The digital world is increasing competition and customer expectations in the banking sector, creating a growing need for all banks, both new and old, to differentiate themselves in innovative ways. But that will be impossible without the right technology platform on which to build ingenious new services. Camilla Leikvoll is the Managing Director of Storebrand Bank, part of Norway’s second largest asset manager and insurer.
During her 14 years at Storebrand, she’s held key roles, including Head of Group Strategy, and is now leading the bank’s effort to deliver a best-in-class, integrated customer journey.
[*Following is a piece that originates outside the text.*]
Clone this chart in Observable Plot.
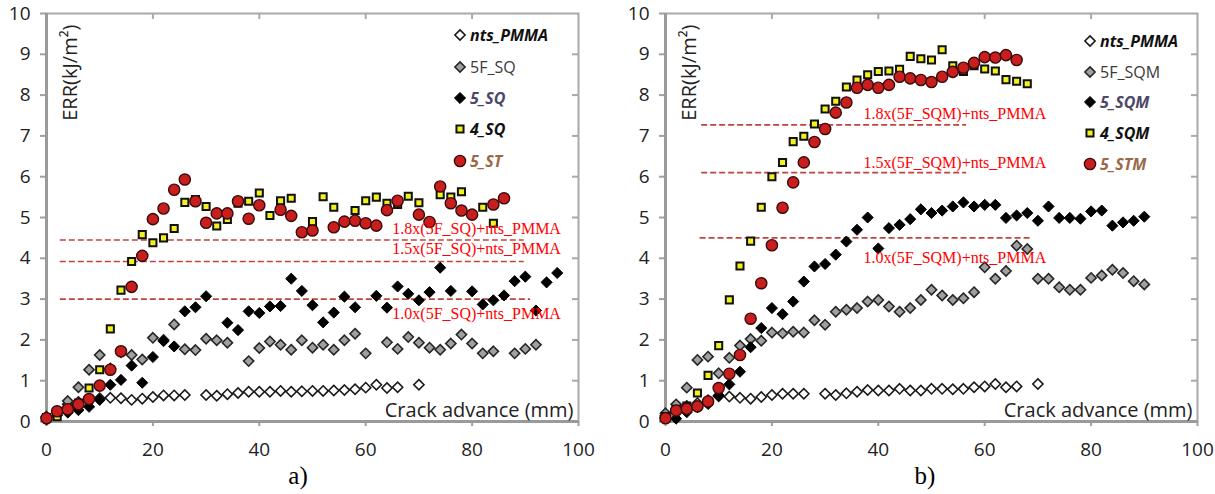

So, we spoke to her about how she sees the future of the Norwegian banking sector and how Storebrand’s technology is meeting the needs of customers today and in the future.
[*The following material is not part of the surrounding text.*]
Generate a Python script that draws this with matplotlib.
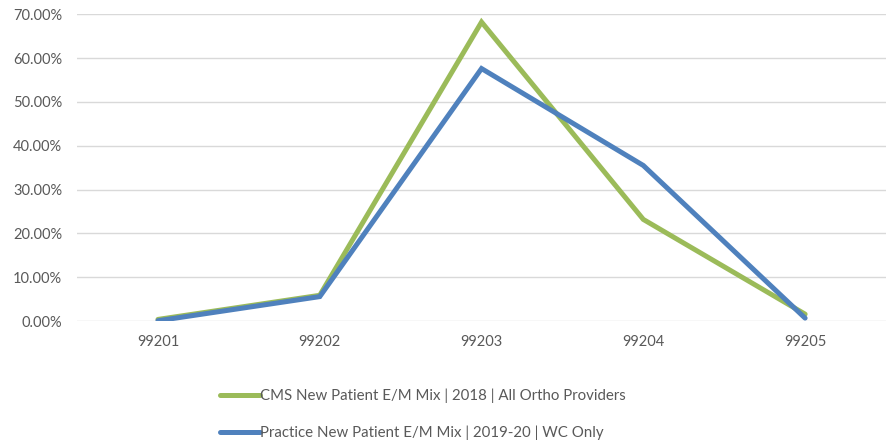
import matplotlib
matplotlib.use("Agg")
import matplotlib.pyplot as plt
from matplotlib.ticker import PercentFormatter

categories = ["99201", "99202", "99203", "99204", "99205"]
cms_values = [0.004, 0.059, 0.682, 0.232, 0.016]
practice_values = [0.001, 0.056, 0.576, 0.355, 0.007]
cms_label = "CMS New Patient E/M Mix | 2018 | All Ortho Providers"
practice_label = "Practice New Patient E/M Mix | 2019-20 | WC Only"

plt.rcParams['font.family'] = ['Lato', 'DejaVu Sans']
text_color = "#595959"

fig = plt.figure(figsize=(8.86, 4.43), dpi=100)
ax = fig.add_axes([0.087, 0.275, 0.913, 0.693])

x = list(range(len(categories)))
ax.plot(x, cms_values, color="#9BBB59", lw=3.6, label=cms_label, solid_capstyle='round', solid_joinstyle='miter', zorder=3)
ax.plot(x, practice_values, color="#4F81BD", lw=3.6, label=practice_label, solid_capstyle='round', solid_joinstyle='miter', zorder=4)

ax.set_xlim(-0.5, len(categories) - 0.5)
ax.set_ylim(0, 0.70)
ax.set_yticks([i / 10 for i in range(8)])
ax.yaxis.set_major_formatter(PercentFormatter(1.0, decimals=2))
ax.set_xticks(x)
ax.set_xticklabels(categories)
ax.tick_params(axis='both', length=0, colors=text_color, labelsize=10.5)
ax.tick_params(axis='y', pad=10.8)
ax.tick_params(axis='x', pad=10)
ax.grid(axis='y', color="#D9D9D9", lw=1)
ax.set_axisbelow(True)
for s in ax.spines.values():
    s.set_visible(False)

leg = fig.legend(loc='upper left', bbox_to_anchor=(0.248, 0.122), frameon=False,
                 handlelength=2.7, handletextpad=0.0, labelspacing=1.5,
                 fontsize=10.8, borderpad=0, borderaxespad=0)
for t in leg.get_texts():
    t.set_color(text_color)
for h in leg.get_lines():
    h.set_linewidth(3.6)

fig.savefig("out.png", dpi=100)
How do you see the future of Norwegian retail banking and Storebrand’s place within it?
Norwegian banks have been very forward leaning in terms of their digitalisation and simplification of their value chains compared to many other developed markets. What’s been a really big success is the common bank infrastructure. Most people underestimate how ground-breaking advances like BankID really are, and how much it has enabled interconnectedness in society.
There have been lots of discussions around the future of banking and how to build on Norway’s established common infrastructure platform and new regulatory frameworks like PSD2. In reality, we’ve not seen any major disruption to the market yet, but we have seen an increase in the speed of innovation, partnerships and ecosystems. New players have driven the race to increase customer focus, which has been lacking in the industry, and they will continue to challenge the establishment to stay alert. As we move forward, I expect the industry to face challenges from many fronts – and that’s a good thing, both for the industry and the customer.
Although Storebrand is a digital bank, we still sell generic banking products and it’s very difficult to differentiate oneself purely on product. Banking products are either must haves, such as mortgages, or generic, like bank accounts. We at Storebrand don’t want to get caught up in a race to the bottom on price. We see a real opportunity in delivering exceptional customer journeys and we think the future winners will be those who can deliver this most effectively.
What do you think about the future of physical bank branches?
Banks that are able to differentiate themselves have a competitive advantage in winning and retaining customers. The savings banks, for example, have always focused on their physical closeness to customers, but I think that physical closeness in a more mobile and digital world is less important. The experience of closeness is what matters, and an outstanding digital experience combined with accurate data can replace this. They let us understand our customers and their needs, so we can be relevant to them. We’re not a physical bank, but we still appreciate the need for closeness, and we strive to achieve this through other means.
The core banking platform market is evolving, both globally and locally. How does this impact Storebrand Bank?
Challenger banks often point out that traditional banks have lots of legacy systems and will therefore always be behind the curve in developing new processes and products. Even though many do have a complicated stacks, most banks acknowledge this and have invested significant resources in building on top of this layer, and it’s my assessment that innovation isn’t necessarily related to size but culture and focus.
Storebrand Bank has maintained one core system. When we discuss our core systems, we must remember that Storebrand is not primarily a bank, but part of a savings, investment and insurance group. And part of our competitive edge is that we can support our customers in all aspects of their financial needs. For example, we want to be able to offer our customers comprehensive retirement management, where they can see their pension, savings (especially important given that two-thirds of all savings volumes sit at banks) and mortgage in one place. Storebrand Bank has a natural position within this holistic service.
We’re also experimenting with new services. Storebrand established a partnership with Swedish FinTech Dreams in 2017, focusing on savings. We recently scaled up this partnership by introducing a consumer debt refinancing service to supplement our product offering with a unique value enhancing application that motivates our customers to repay expensive debt faster. Our solid platform on which we can build additional services has enabled this.
What advice would you give a financial service company considering a platform upgrade or overhaul?
There’s a difference if you have a clean slate to start from or are reviewing a complex tech stack. Our focus has been on acquiring services where we, as a company, can’t add value to the customer by developing it ourselves. This is our approach to the core systems and related infrastructure, focusing on reliable operations and cost efficiency. It’s let our internal teams focus on the other layers of the customer journey where we can add value, either within the bank, through partners or across product segments in the Group.
What’s important to remember is that you don’t modernize a bank just by modernising the core. The core system enables all the other exciting development. So, you need to differentiate between what the core provides in direct value and what you plan to use of your own resources.